Of all the parties, the Greens, who previously portrayed themselves as opponents of militarism, are particularly blind in this regard. They not only enthusiastically welcomed the Weizsäcker report, but are the only party arguing for a purely professional army.
Criticism of the proposal to reduce the number of those liable for military service to 30,000 essentially comes from two sides. Secretary of Defence Scharping, who, according to his own statements, agrees "80 percent" with the report (and even "100 percent ... regarding the balance sheet it draws, the analysis of potential threats and the capabilities of the armed forces"), regards conscripts as an indispensable recruiting ground for a future professional army, and therefore wants to retain a substantially higher number of those liable for military service.
In his opinion, renouncing military service would result in the best and most intelligent of each year's potential recruits going immediately into business or an academic career. The army could no longer reach them, or would be forced to offer highly lucrative inducements. In the absence of military service, only right-wingers or those incapable of meeting the requirements for a career in business or research would be left to the army. "Then we will get only the stupid and the skin heads," was how some newspapers reported the Secretary of Defence's point of view.
Scharping's interest in maintaining military service is heightened by the fact that modern weapons technology requires highly trained specialists, making all the more critical access to new generations of high school and university graduates. The military would, according to Scharping, have the opportunity during the months of military service to convince some of the most talented young people to become career soldiers. Scharping supported his argument with examples from neighbouring European countries, where the transition to a professional army has already been carried out or is planned for the immediate future.
More far-reaching than Scharping's objections to restricting military service and reducing overall troop strength are those from the army itself, from the Christian Democrats and the conservative press.

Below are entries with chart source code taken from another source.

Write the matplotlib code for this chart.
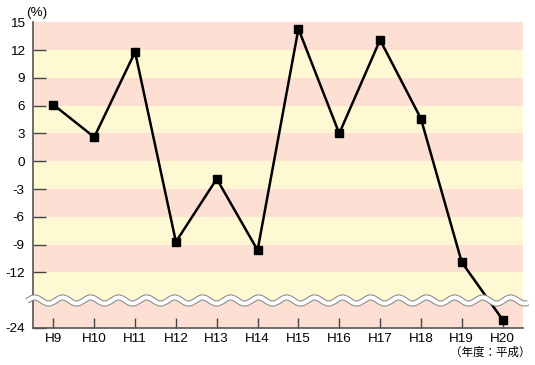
import numpy as np
import matplotlib
matplotlib.use("Agg")
import matplotlib.pyplot as plt

# data (fiscal year, Heisei) -- % change
years = ["H9", "H10", "H11", "H12", "H13", "H14", "H15", "H16", "H17", "H18", "H19", "H20"]
values = [6.1, 2.6, 11.8, -8.7, -1.9, -9.6, 14.3, 3.0, 13.1, 4.6, -10.9, -21.3]
ytick_vals = [15, 12, 9, 6, 3, 0, -3, -6, -9, -12, -24]
band_edges = [15, 12, 9, 6, 3, 0, -3, -6, -9, -12, -15, -24]

PINK, YELLOW = "#fde0d3", "#fef9d3"
BREAK = -15

def fwd(v):
    v = np.asarray(v, dtype=float)
    return np.where(v >= BREAK, v, BREAK + (v - BREAK) / 3.0)

def inv(u):
    u = np.asarray(u, dtype=float)
    return np.where(u >= BREAK, u, BREAK + (u - BREAK) * 3.0)

plt.rcParams["font.family"] = ["Liberation Sans", "DejaVu Sans"]
fig = plt.figure(figsize=(5.35, 3.65), dpi=100)
ax = fig.add_axes([33/535, 1-328/365, (523-33)/535, (328-22.3)/365])
ax.set_yscale("function", functions=(fwd, inv))
x = np.arange(len(years))

# striped background
for i in range(len(band_edges)-1):
    ax.axhspan(band_edges[i+1], band_edges[i], color=PINK if i % 2 == 0 else YELLOW, lw=0, zorder=0)

ax.plot(x, values, color="black", lw=1.8, marker="s", ms=5.5, zorder=3, clip_on=False)

ax.set_xlim(-0.5, len(years)-0.5)
ax.set_ylim(-24, 15)
ax.set_xticks(x)
ax.set_xticklabels(years, fontsize=9.7)
ax.set_yticks(ytick_vals)
ax.set_yticklabels([str(v) for v in ytick_vals], fontsize=9.7)
ax.tick_params(axis="y", direction="in", length=9, width=1, color="#444444", pad=6)
ax.tick_params(axis="x", direction="in", length=7, width=1, color="#444444", pad=3.5)
ax.yaxis.get_major_ticks()[0].tick1line.set_visible(False)
for s in ["top", "right"]:
    ax.spines[s].set_visible(False)
for s in ["left", "bottom"]:
    ax.spines[s].set_color("#555555")
    ax.spines[s].set_linewidth(1.2)

# axis break wave
wx = np.linspace(-0.012, 1.01, 600)
wy = (328-300.5)/(328-22.3) + 0.010*np.sin(2*np.pi*(wx*490)/28 + 1.2)
ax.plot(wx, wy, transform=ax.transAxes, color="#888888", lw=4.4, clip_on=False, zorder=4,
        solid_capstyle="butt")
ax.plot(wx, wy, transform=ax.transAxes, color="white", lw=2.9, clip_on=False, zorder=5,
        solid_capstyle="butt")

fig.text(26/535, 1-13/365, "(%)", fontsize=9.7, va="center", ha="left")
fig.text(490/535, 1-352/365, "（年度：平成）", fontsize=8.3, va="center", ha="center",
         family=["Noto Sans CJK JP", "DejaVu Sans"])

fig.savefig("out.png", dpi=100)
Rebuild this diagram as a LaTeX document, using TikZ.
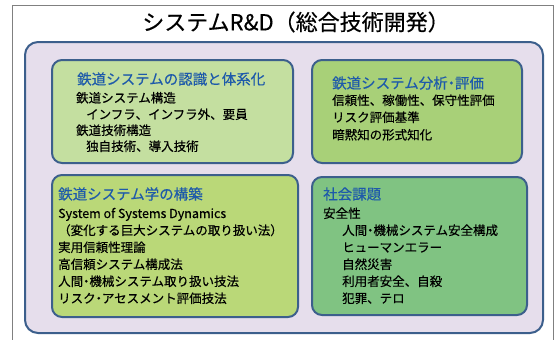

On the one hand, they do not share the commission's estimation that the potential threat is such that there is no need for a perpetually ready defence army. In view of the unstable and entirely uncertain conditions in Russia, Die Welt writes, a large-scale military conflict in Europe cannot be completely excluded.
Moreover, conservative circles fear that the Bundeswehr could lose "its social acceptance", that through the "creeping abolition" of military service the connection could be lost between society and the army, which in every war forms the basis for the mobilisation of the population.Foreign policy orientation
Above all, in the debate regarding military service and troop strength old conflicts are breaking out concerning Germany's foreign policy orientation. The suggestions of the Weizsäcker commission concerning a modern, internationally operational army of intervention correspond with plans for the development of a common European security and defence strategy, which have been accelerated since the Kosovo War. They are directed at the closer cooperation and integration of Europe's armed forces, aimed ultimately at overcoming American dominance of NATO.
This is precisely what the conservative opponents of the commission's proposals fear, and the retreat of the American armed forces from Europe connected with it. Thus Die Welt draws attention to the fact that a substantial part of the US military force of approximately 100,000 men, including NATO air defence, still in Europe are stationed on German soil. That was always regarded as an important contribution to Germany's security strategy.
The newspaper fears that reducing the territorial armed forces as suggested by the Weizsäcker commission would too severely limit the bases, airports and depots needed by the US:
"If Germany gambles away its ability to provide the major bases for American forces, which includes infrastructure and tactical anti-missile defence, then one must reckon with the removal of over 50,000 soldiers with 800 battle tanks, 440 artillery pieces, and US Air Force combat forces and air transport squadrons. In order to make the order of magnitude clear: that is the total strength of the British and French armed forces in Europe."
To what extent the resignation of General Inspector Hans-Peter von Kirchbach the day after the Weizsäcker report was presented has to do with such disputes is unknown. The general only said he had promised the secretary of defence to remain silent concerning his reasons for retirement.
In view of the complex questions and diversity of opinions concerning foreign policy orientation, Scharping would like to reduce discussion over the restructuring of the Bundeswehr to a minimum. His ministry will immediately submit its own plans, and three weeks later parliament will finally decide. Under no circumstances does he wish the normally news-scarce time of the parliamentary summer break to be filled with a debate on these questions.